MY FATHER IS COMING (1991), 90 Minuten
Noch entspannter geht diese Komödie vor, in der Vicky, eine deutsche
Emigrantin in New York, Lügengeschichten ihres Erfolges nach Hause
weiterleitet, bis ihr Vater vor der Tür steht. Hier taucht bereits
die Sexualperformerin Annie Sprinkle auf, deren Geschichte Monika Treut
noch in späteren Filmen verfolgen wird.
FEMALE MISBEHAVIOR (1992), 80 Minuten
Diese Dokumentarkompilation verbindet vier Kurzfilme über "ungezogene
Frauen": die lesbische Sadomasochistin Carol, Annie Sprinkle, die
postfeministische Theoretikerin Camille Paglia und die transsexuelle Indianerin
Max stellen sich und ihre Ansichten in teilweise experimentellen, teilweise
intervieworientierten Essays vor. Wer Frau Paglia von dem Kommentar der
BASIC INSTINCT-DVD (Kinowelt) kennt, hat eine Vorstellung, welches Vergnügen
ein Interview bereiten kann.
DID'NT DO IT FOR LOVE (1997), 80 Minuten
Ein weiterer Porträtfilm ist diese essayistische Dokumentation über
die vielen Leben der Eva Norvind, die als Showgirl in Paris, als Filmdiva
in Mexiko und schließlich als Domina in New York tätig war
(und ist). Dieser Film kann prototypisch für Monika Treuts sehr privaten
Zugang zum Medium Dokumentarfilm betrachtet werden.

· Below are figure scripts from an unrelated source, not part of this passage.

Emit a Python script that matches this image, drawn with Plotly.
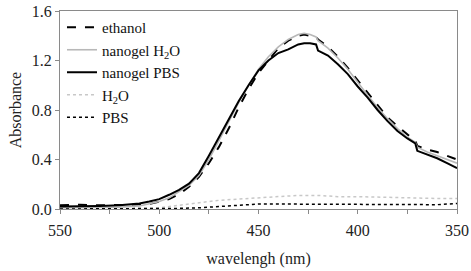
import plotly.graph_objects as go

wl = [550, 540, 530, 520, 510, 505, 500, 495, 490, 485, 480, 475, 470, 465, 460, 455, 450,
      445, 440, 435, 430, 427, 424, 421, 420, 415, 410, 405, 400, 395, 390, 385, 380, 375,
      371, 370, 365, 360, 355, 350]

ethanol = [0.03, 0.035, 0.03, 0.03, 0.035, 0.04, 0.06, 0.08, 0.12, 0.18, 0.26, 0.37, 0.50,
           0.65, 0.82, 0.97, 1.10, 1.20, 1.30, 1.36, 1.40, 1.41, 1.40, 1.39, 1.37, 1.31,
           1.23, 1.14, 1.04, 0.94, 0.84, 0.74, 0.67, 0.60, 0.55, 0.51, 0.48, 0.46, 0.43, 0.40]

nanogel_h2o = [0.01, 0.01, 0.01, 0.015, 0.025, 0.04, 0.06, 0.09, 0.14, 0.19, 0.27, 0.40, 0.55,
               0.71, 0.86, 1.00, 1.13, 1.23, 1.31, 1.37, 1.41, 1.42, 1.41, 1.39, 1.36, 1.30,
               1.22, 1.13, 1.02, 0.92, 0.82, 0.73, 0.65, 0.58, 0.54, 0.50, 0.46, 0.43, 0.40, 0.37]

nanogel_pbs = [0.02, 0.02, 0.025, 0.03, 0.045, 0.06, 0.08, 0.115, 0.155, 0.205, 0.29, 0.43,
               0.58, 0.73, 0.87, 1.00, 1.12, 1.20, 1.26, 1.29, 1.33, 1.34, 1.34, 1.33, 1.28,
               1.24, 1.17, 1.09, 0.99, 0.90, 0.80, 0.71, 0.63, 0.57, 0.53, 0.47, 0.44, 0.41,
               0.37, 0.33]

wl_base = [550, 520, 505, 500, 490, 480, 470, 460, 450, 440, 430, 420, 410, 400, 390, 380,
           370, 360, 350]
h2o = [0.0, 0.0, 0.005, 0.01, 0.03, 0.05, 0.07, 0.08, 0.09, 0.10, 0.11, 0.11, 0.10, 0.10,
       0.095, 0.09, 0.09, 0.085, 0.085]
pbs = [0.0, 0.0, 0.0, 0.0, 0.005, 0.01, 0.02, 0.03, 0.04, 0.04, 0.04, 0.035, 0.035, 0.035,
       0.04, 0.04, 0.035, 0.035, 0.045]

x_ticks = [550, 500, 450, 400, 350]
y_ticks = [0.0, 0.4, 0.8, 1.2, 1.6]

FONT = "Liberation Serif"

fig = go.Figure()
fig.add_trace(go.Scatter(x=wl, y=ethanol, mode="lines", name="ethanol",
                         line=dict(color="black", width=2, dash="dash")))
fig.add_trace(go.Scatter(x=wl, y=nanogel_h2o, mode="lines", name="nanogel H<sub>2</sub>O",
                         line=dict(color="#b8b8b8", width=1.6)))
fig.add_trace(go.Scatter(x=wl, y=nanogel_pbs, mode="lines", name="nanogel PBS",
                         line=dict(color="black", width=2)))
fig.add_trace(go.Scatter(x=wl_base, y=h2o, mode="lines", name="H<sub>2</sub>O",
                         line=dict(color="#c8c8c8", width=1.5, dash="dot")))
fig.add_trace(go.Scatter(x=wl_base, y=pbs, mode="lines", name="PBS",
                         line=dict(color="black", width=1.5, dash="dot")))

fig.update_layout(
    width=471, height=271,
    margin=dict(l=60, r=14, t=11, b=62),
    paper_bgcolor="white", plot_bgcolor="white",
    font=dict(family=FONT, size=15, color="#222"),
    showlegend=True,
    legend=dict(x=0.005, y=1.0, xanchor="left", yanchor="top",
                bgcolor="rgba(0,0,0,0)", font=dict(family=FONT, size=15, color="#111"),
                tracegroupgap=0, itemwidth=30),
    xaxis=dict(range=[550, 350], tickvals=x_ticks, ticktext=[str(v) for v in x_ticks],
               showgrid=False, zeroline=False, showline=True, linecolor="#8a8a8a",
               linewidth=1.2, mirror=True, ticks="outside", ticklen=4, tickcolor="#8a8a8a",
               minor=dict(dtick=25, ticks="outside", ticklen=4, tickcolor="#8a8a8a"),
               ticklabelstandoff=3, automargin=False,
               title=dict(text="wavelengh (nm)", standoff=14, font=dict(family=FONT, size=16)),
               tickfont=dict(family=FONT, size=16)),
    yaxis=dict(range=[0, 1.6], tickvals=y_ticks, ticktext=[f"{v:.1f}" for v in y_ticks],
               showgrid=False, zeroline=False, showline=True, linecolor="#8a8a8a",
               linewidth=1.2, mirror=True, ticks="outside", ticklen=4, tickcolor="#8a8a8a",
               automargin=False,
               title=dict(text="Absorbance", standoff=6, font=dict(family=FONT, size=16)),
               tickfont=dict(family=FONT, size=16)),
)

fig.write_html("out.html", config={"displayModeBar": False},
               post_script="document.body.style.margin='0';document.body.style.padding='0';")
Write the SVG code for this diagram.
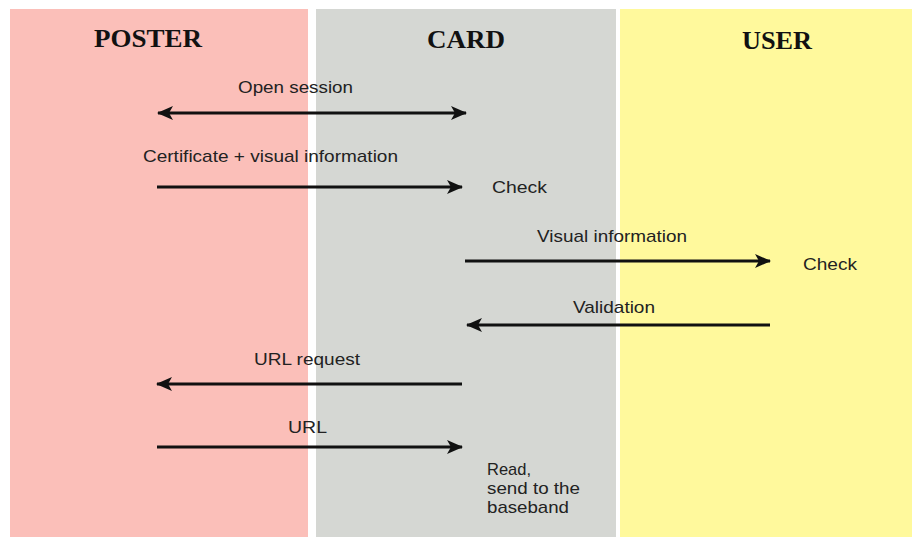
<svg xmlns="http://www.w3.org/2000/svg" width="912" height="540" viewBox="0 0 912 540">
<style>
.t{font-family:"Liberation Serif","Times New Roman",serif;font-weight:bold;font-size:25px;fill:#111;text-anchor:middle}
.l{font-family:"Liberation Sans",Arial,sans-serif;font-size:17px;fill:#222}
.a{stroke:#111;stroke-width:3;fill:none}
</style>
<defs>
<marker id="ah" markerUnits="userSpaceOnUse" markerWidth="16" markerHeight="14" refX="15" refY="7" orient="auto-start-reverse" viewBox="0 0 16 14">
<path d="M0,0 L16,7 L0,14 L4,7 Z" fill="#111"/>
</marker>
</defs>
<rect x="0" y="0" width="912" height="540" fill="#fff"/>
<g id="poster">
<rect x="10" y="9" width="298" height="528" fill="#fbbfb9"/>
<text class="t" x="148" y="47" textLength="108" lengthAdjust="spacingAndGlyphs">POSTER</text>
</g>
<g id="card">
<rect x="316" y="9" width="300" height="528" fill="#d5d7d3"/>
<text class="t" x="466" y="48" textLength="78" lengthAdjust="spacingAndGlyphs">CARD</text>
</g>
<g id="user">
<rect x="620" y="9" width="292" height="528" fill="#fff99c"/>
<text class="t" x="777" y="49" textLength="70" lengthAdjust="spacingAndGlyphs">USER</text>
</g>
<g id="connectors">
<line class="a" x1="158" y1="113" x2="466" y2="113" marker-start="url(#ah)" marker-end="url(#ah)"/>
<line class="a" x1="157" y1="187" x2="462" y2="187" marker-end="url(#ah)"/>
<line class="a" x1="465" y1="261" x2="770" y2="261" marker-end="url(#ah)"/>
<line class="a" x1="770" y1="325" x2="467" y2="325" marker-end="url(#ah)"/>
<line class="a" x1="462" y1="384" x2="157" y2="384" marker-end="url(#ah)"/>
<line class="a" x1="157" y1="447" x2="462" y2="447" marker-end="url(#ah)"/>
</g>
<g id="labels">
<text class="l" x="238" y="93" textLength="115" lengthAdjust="spacingAndGlyphs">Open session</text>
<text class="l" x="143" y="162" textLength="255" lengthAdjust="spacingAndGlyphs">Certificate + visual information</text>
<text class="l" x="492" y="193" textLength="55" lengthAdjust="spacingAndGlyphs">Check</text>
<text class="l" x="537" y="242" textLength="150" lengthAdjust="spacingAndGlyphs">Visual information</text>
<text class="l" x="803" y="270" textLength="54" lengthAdjust="spacingAndGlyphs">Check</text>
<text class="l" x="573" y="313" textLength="82" lengthAdjust="spacingAndGlyphs">Validation</text>
<text class="l" x="254" y="365" textLength="106" lengthAdjust="spacingAndGlyphs">URL request</text>
<text class="l" x="288" y="433" textLength="39" lengthAdjust="spacingAndGlyphs">URL</text>
<text class="l" x="487" y="475" textLength="44" lengthAdjust="spacingAndGlyphs">Read,</text>
<text class="l" x="487" y="494" textLength="93" lengthAdjust="spacingAndGlyphs">send to the</text>
<text class="l" x="487" y="513" textLength="82" lengthAdjust="spacingAndGlyphs">baseband</text>
</g>
</svg>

GENDERNAUTS (1999), 86 Minuten
Diese auf vielen Filmfestivals gezeigte und gefeierte Dokumentation gewährt
einen Einblick in das Leben einiger Transgender-Individuen im San Francisco
des ausgehenden Jahrtausends. Verortet zwischen männlichem und weiblichem
Geschlecht arbeiten diese Menschen an einer 'dritten Identität',
die sie auf unterschiedliche Weise ausleben. "Sie sind Geschlechtsnomaden,
deren Identität aufgelöst wird." (Pressetext) Diese DVD
ist allen an alternativer Sexualität Interessierten ans herz gelegt,
enthält sie doch neben dem Film ausführliche Essays, ein langes
Interview mit Monika Treut sowie einen Vortrag der im Film vorkommenden
Professorin Sandy Stone.
KRIEGERIN DES LICHTS (2001), der aktuellste Film, ist bislang
nicht auf DVD erschienen und läuft auf zahlreichen Festivals weltweit.